YOUR INSTRUCTIONS - Write out all lines holding the word "this".

DATA EXTRACT -
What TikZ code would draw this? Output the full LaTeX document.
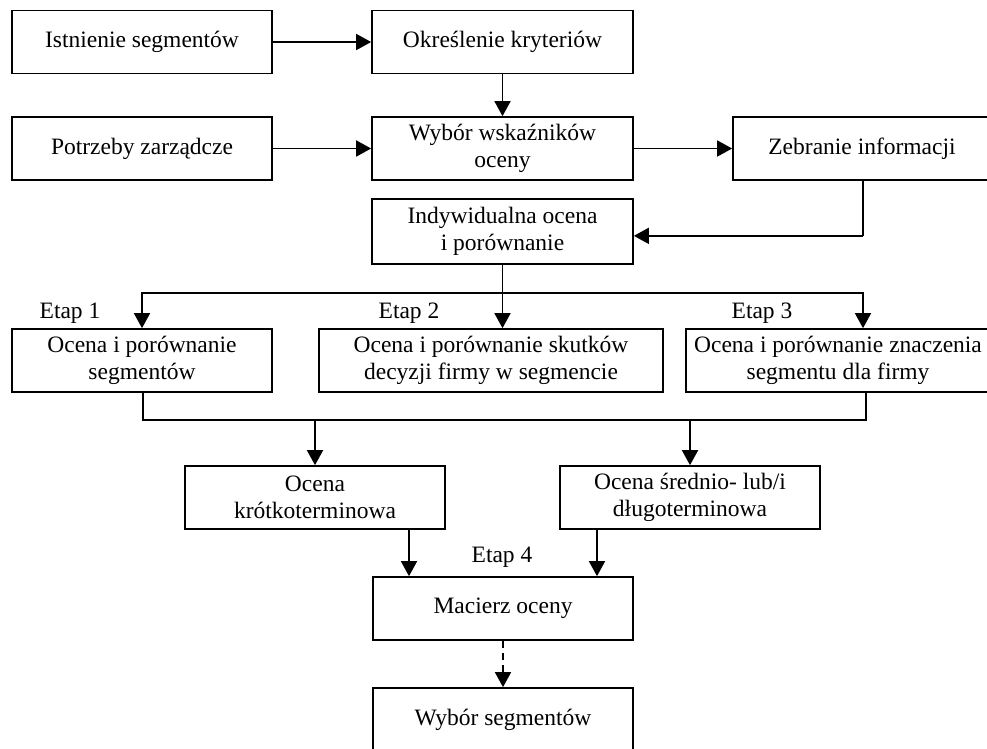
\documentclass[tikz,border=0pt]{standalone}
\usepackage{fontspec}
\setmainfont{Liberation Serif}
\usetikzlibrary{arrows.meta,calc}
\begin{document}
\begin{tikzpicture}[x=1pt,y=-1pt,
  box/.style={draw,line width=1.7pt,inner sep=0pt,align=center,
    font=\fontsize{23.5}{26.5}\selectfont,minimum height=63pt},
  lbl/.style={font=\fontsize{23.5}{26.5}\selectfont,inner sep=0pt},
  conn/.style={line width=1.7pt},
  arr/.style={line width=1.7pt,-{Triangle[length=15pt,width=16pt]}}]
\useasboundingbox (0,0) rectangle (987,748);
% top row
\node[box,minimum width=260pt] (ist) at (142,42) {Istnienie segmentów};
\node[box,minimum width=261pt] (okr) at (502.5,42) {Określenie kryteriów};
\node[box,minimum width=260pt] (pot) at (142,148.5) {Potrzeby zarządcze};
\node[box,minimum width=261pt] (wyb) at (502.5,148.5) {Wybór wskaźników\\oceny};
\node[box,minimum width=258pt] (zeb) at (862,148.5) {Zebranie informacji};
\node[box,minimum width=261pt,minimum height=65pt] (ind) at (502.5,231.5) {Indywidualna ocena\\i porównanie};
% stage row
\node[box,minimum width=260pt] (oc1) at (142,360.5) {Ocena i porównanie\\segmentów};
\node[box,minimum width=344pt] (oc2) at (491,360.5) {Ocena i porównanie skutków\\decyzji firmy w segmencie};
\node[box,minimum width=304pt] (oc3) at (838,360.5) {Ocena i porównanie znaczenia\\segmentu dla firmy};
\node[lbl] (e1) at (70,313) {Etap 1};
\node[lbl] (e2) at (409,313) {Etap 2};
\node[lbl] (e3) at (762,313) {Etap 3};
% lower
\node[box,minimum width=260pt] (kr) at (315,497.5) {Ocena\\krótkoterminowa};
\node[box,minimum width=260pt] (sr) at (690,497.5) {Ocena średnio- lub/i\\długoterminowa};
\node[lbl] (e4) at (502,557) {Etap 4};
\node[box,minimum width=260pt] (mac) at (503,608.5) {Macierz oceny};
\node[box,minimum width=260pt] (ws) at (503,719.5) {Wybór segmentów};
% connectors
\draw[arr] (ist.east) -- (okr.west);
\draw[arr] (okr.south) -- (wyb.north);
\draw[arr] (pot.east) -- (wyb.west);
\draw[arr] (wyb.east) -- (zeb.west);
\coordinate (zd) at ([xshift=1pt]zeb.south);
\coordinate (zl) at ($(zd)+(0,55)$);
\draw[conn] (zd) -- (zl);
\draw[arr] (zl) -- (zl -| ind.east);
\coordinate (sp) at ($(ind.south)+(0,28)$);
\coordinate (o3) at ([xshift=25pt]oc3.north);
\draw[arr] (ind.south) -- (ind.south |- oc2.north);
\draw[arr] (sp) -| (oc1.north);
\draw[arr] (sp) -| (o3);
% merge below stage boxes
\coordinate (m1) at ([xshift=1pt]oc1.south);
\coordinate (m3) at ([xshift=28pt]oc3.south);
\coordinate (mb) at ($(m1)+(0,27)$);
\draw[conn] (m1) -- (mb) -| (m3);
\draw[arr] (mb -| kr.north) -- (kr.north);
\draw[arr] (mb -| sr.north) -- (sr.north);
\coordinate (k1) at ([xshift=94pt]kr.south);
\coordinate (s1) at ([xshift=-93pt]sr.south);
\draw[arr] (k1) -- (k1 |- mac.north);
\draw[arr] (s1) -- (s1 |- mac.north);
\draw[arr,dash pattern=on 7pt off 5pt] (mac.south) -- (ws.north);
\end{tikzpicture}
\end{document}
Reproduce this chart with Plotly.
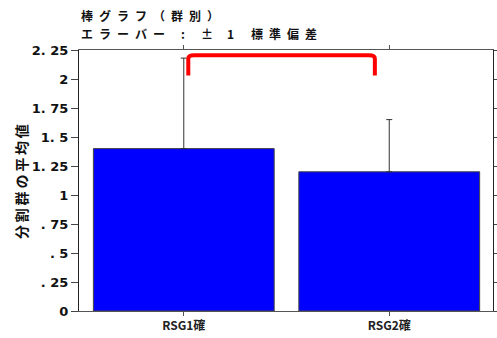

PROBLEM SOLUTION -
What TikZ code would draw this? Output the full LaTeX document.
Reproduce this chart with Plotly.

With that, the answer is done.